At press time, nothing has changed regarding the bitcoin price. The father of cryptocurrencies is sitting at $6,700 – a price it has held for roughly 24 hours, and recovery doesn’t appear imminent anytime soon.
The mega-drop that hit the asset during yesterday’s morning hours stem from two likely sources. The first is the hack of South Korean digital exchange Coinrail, which is not one of the country’s largest cryptocurrency platforms, but still ranks amongst the top 90 across the globe.
During the morning of June 10, Coinrail executives released the following statement on the company’s website:
“Seventy percent of total coin and token reserves have been confirmed to be safely stored and moved to a cold wallet [not connected to the internet]. Two-thirds of stolen cryptocurrencies were withdrawn or frozen in partnership with related exchanges and coin companies. For the rest, we are looking at it with an investigative agency, related exchanges and coin developers.”
Coinrail alleged that most of the cryptocurrencies it was housing were placed in a secure wallet. Unfortunately, the thieves still managed to get away with over $40 million worth of assorted tokens, and bitcoin – along with several other forms of cryptocurrency such as Ethereum, Ripple, bitcoin cash and EOS – all lost approximately five percent or more of their respective values.
The next big hit came by way of the Commodity Futures Trading Commission (CFTC). The organization is now opening a probe into bitcoin price manipulation, and is asking four major exchanges for bitcoin futures trading data from January 2018 and on. The exchanges – which at press time are Coinbase, itBit, Kraken and Bitstamp – are refusing to cooperate with the request, explaining that submitting such information would hurt their customers’ privacy.
Following the announcement, bitcoin tanked hard, falling from $7,300 to $6,700 in just 30 minutes, and all major digital assets are trapped in the red.
Securities and Exchange Commission (SEC) chairman Jay Clayton also warned against the selling and trading of any unregulated cryptocurrencies:
“I caution against promoting or touting the offer and sale of coins without first determining whether the securities laws apply to those actions. Selling securities generally requires a license, and experience shows that excessive touting in thinly-traded and volatile markets can be an indicator of ‘scalping,’ pump-and-dump, and other manipulations and frauds.”
At press time, bitcoin is now being hit with another negative move as computer king Apple recently announced at the Worldwide Developer Conference that all iPads and iPhones could no longer be used to mine cryptocurrencies.
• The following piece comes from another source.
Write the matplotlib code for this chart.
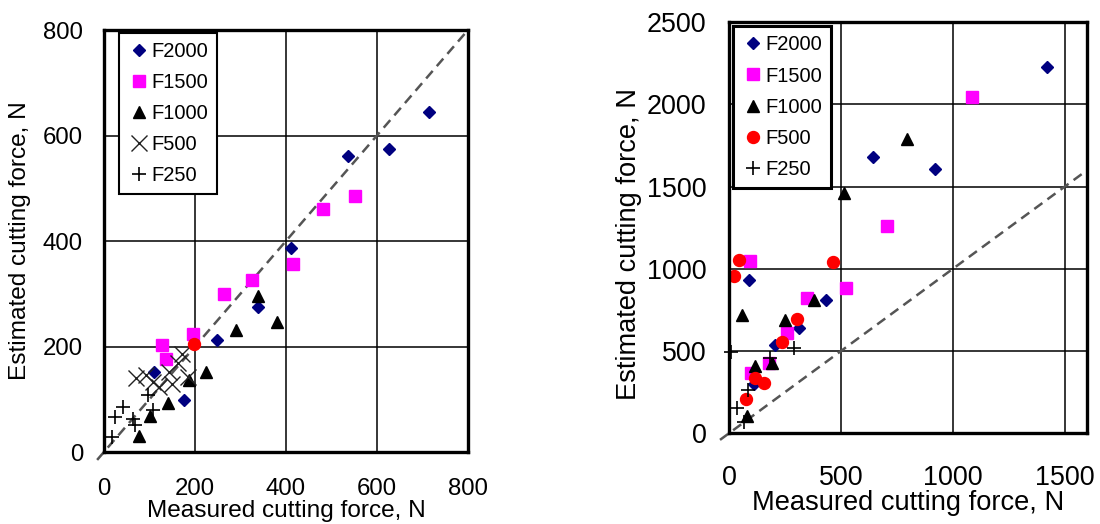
import numpy as np
import matplotlib
matplotlib.use("Agg")
import matplotlib.pyplot as plt

plt.rcParams['font.family'] = ['Liberation Sans', 'DejaVu Sans']

# ---- left chart data (N) ----
l_f2000_x = [714, 626, 536, 412, 339, 249, 177, 111]
l_f2000_y = [645, 574, 561, 386, 275, 212, 98, 152]
l_f1500_x = [551, 481, 415, 325, 264, 196, 127, 136]
l_f1500_y = [486, 460, 357, 327, 300, 224, 202, 176]
l_f1000_x = [339, 380, 290, 224, 186, 141, 101, 77]
l_f1000_y = [296, 246, 232, 152, 136, 92, 68, 30]
l_f500_x = [71, 93, 108, 122, 144, 162, 172, 184, 150]
l_f500_y = [140, 146, 133, 124, 152, 168, 185, 143, 128]
l_f250_x = [97, 42, 24, 64, 108, 68, 17]
l_f250_y = [108, 86, 67, 63, 79, 51, 29]
l_red_x = [199]
l_red_y = [204]
l_ticks = [0, 200, 400, 600, 800]

# ---- right chart data (N) ----
r_f2000_x = [1420, 644, 919, 89, 434, 315, 205, 110]
r_f2000_y = [2226, 1680, 1605, 932, 809, 640, 540, 297]
r_f1500_x = [1085, 707, 96, 521, 348, 258, 177, 99]
r_f1500_y = [2043, 1259, 1045, 886, 824, 611, 430, 369]
r_f1000_x = [797, 515, 60, 378, 251, 192, 117, 80]
r_f1000_y = [1792, 1464, 717, 809, 691, 430, 410, 106]
r_f500_x = [44, 21, 465, 306, 237, 117, 155, 75]
r_f500_y = [1052, 959, 1041, 697, 553, 338, 303, 209]
r_f250_x = [9, 290, 185, 84, 35, 65]
r_f250_y = [496, 517, 455, 266, 154, 71]
r_xticks = [0, 500, 1000, 1500]
r_yticks = [0, 500, 1000, 1500, 2000, 2500]

navy = '#000080'
pink = '#ff00ff'

fig = plt.figure(figsize=(11, 5.24), dpi=100)
ax1 = fig.add_axes([0.0945, 0.1374, 0.3309, 0.8053])
ax2 = fig.add_axes([0.6627, 0.1731, 0.3255, 0.7844])


def style_axes(ax, xt, yt, xmax, ymax, fs, xpad, ypad):
    ax.set_xlim(0, xmax)
    ax.set_ylim(0, ymax)
    ax.set_xticks(xt)
    ax.set_yticks(yt)
    ax.tick_params(length=0, labelsize=fs)
    ax.tick_params(axis='x', pad=xpad)
    ax.tick_params(axis='y', pad=ypad)
    for v in xt[1:]:
        ax.axvline(v, color='black', lw=1.1, zorder=1)
    for v in yt[1:]:
        ax.axhline(v, color='black', lw=1.1, zorder=1)
    for s in ax.spines.values():
        s.set_linewidth(2.4)
        s.set_zorder(5)


def add_legend(ax, anchor, frame_lw):
    leg = ax.legend(loc='upper left', bbox_to_anchor=anchor, fontsize=14.5,
                    frameon=True, fancybox=False, edgecolor='black', framealpha=1,
                    handlelength=1.1, handletextpad=0.05, labelspacing=0.6,
                    borderpad=0.45, borderaxespad=0)
    leg.get_frame().set_linewidth(frame_lw)
    leg.set_zorder(6)
    return leg


# left chart
style_axes(ax1, l_ticks, l_ticks, 800, 800, 17.3, 19, 15)
ax1.plot([-15, 800], [-15, 800], color='#555555', lw=1.8, dashes=(4, 2.5),
         clip_on=False, zorder=2)
ax1.plot(l_f2000_x, l_f2000_y, 'D', color=navy, ms=5.8, ls='none', label='F2000', zorder=4)
ax1.plot(l_f1500_x, l_f1500_y, 's', color=pink, ms=8.4, ls='none', label='F1500', zorder=4)
ax1.plot(l_f1000_x, l_f1000_y, '^', color='black', ms=8.4, ls='none', label='F1000', zorder=4)
ax1.plot(l_f500_x, l_f500_y, 'x', color='#222222', ms=12, mew=1.0, ls='none', label='F500', zorder=4)
ax1.plot(l_f250_x, l_f250_y, '+', color='black', ms=9.5, mew=1.2, ls='none', label='F250', zorder=4)
ax1.plot(l_red_x, l_red_y, 'o', color='red', ms=8.6, ls='none', zorder=4)
ax1.set_xlabel('Measured cutting force, N', fontsize=17.6)
ax1.xaxis.label.set_va('baseline')
ax1.xaxis.set_label_coords(0.5, -0.153)
ax1.set_ylabel('Estimated cutting force, N', fontsize=17.6, va='center')
ax1.yaxis.set_label_coords(-0.231, 0.502)
add_legend(ax1, (0.041, 0.993), 1.5)

# right chart
style_axes(ax2, r_xticks, r_yticks, 1600, 2500, 19.4, 23, 16)
ax2.plot([-40, 1605], [-40, 1605], color='#555555', lw=1.8, dashes=(4, 2.5),
         clip_on=False, zorder=2)
ax2.plot(r_f2000_x, r_f2000_y, 'D', color=navy, ms=5.8, ls='none', label='F2000', zorder=4)
ax2.plot(r_f1500_x, r_f1500_y, 's', color=pink, ms=8.4, ls='none', label='F1500', zorder=4)
ax2.plot(r_f1000_x, r_f1000_y, '^', color='black', ms=8.4, ls='none', label='F1000', zorder=4)
ax2.plot(r_f500_x, r_f500_y, 'o', color='red', ms=8.6, ls='none', label='F500', zorder=4)
ax2.plot(r_f250_x, r_f250_y, '+', color='black', ms=9.5, mew=1.2, ls='none', label='F250',
         zorder=4, clip_on=False)
ax2.set_xlabel('Measured cutting force, N', fontsize=19.6)
ax2.xaxis.label.set_va('baseline')
ax2.xaxis.set_label_coords(0.5, -0.186)
ax2.set_ylabel('Estimated cutting force, N', fontsize=19.6, va='center')
ax2.yaxis.set_label_coords(-0.279, 0.46)
add_legend(ax2, (0.011, 0.99), 2.2)

fig.savefig('out.png', dpi=100)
As stated by Apple Insider, the new rule explains that “apps, including any third-party advertisements displayed within them, may not run unrelated background processes, such as cryptocurrency mining.”
The move comes after a wave of recent backlash against bitcoin by major internet companies such as Facebook, Google and Twitter, all of which have recently banned crypto and ICO-related advertisements on their platforms. As bitcoin’s price continues to plummet, it is continuing to garner mistrust from major institutional players, and Apple is just the latest mega-player to strike against the digital asset space.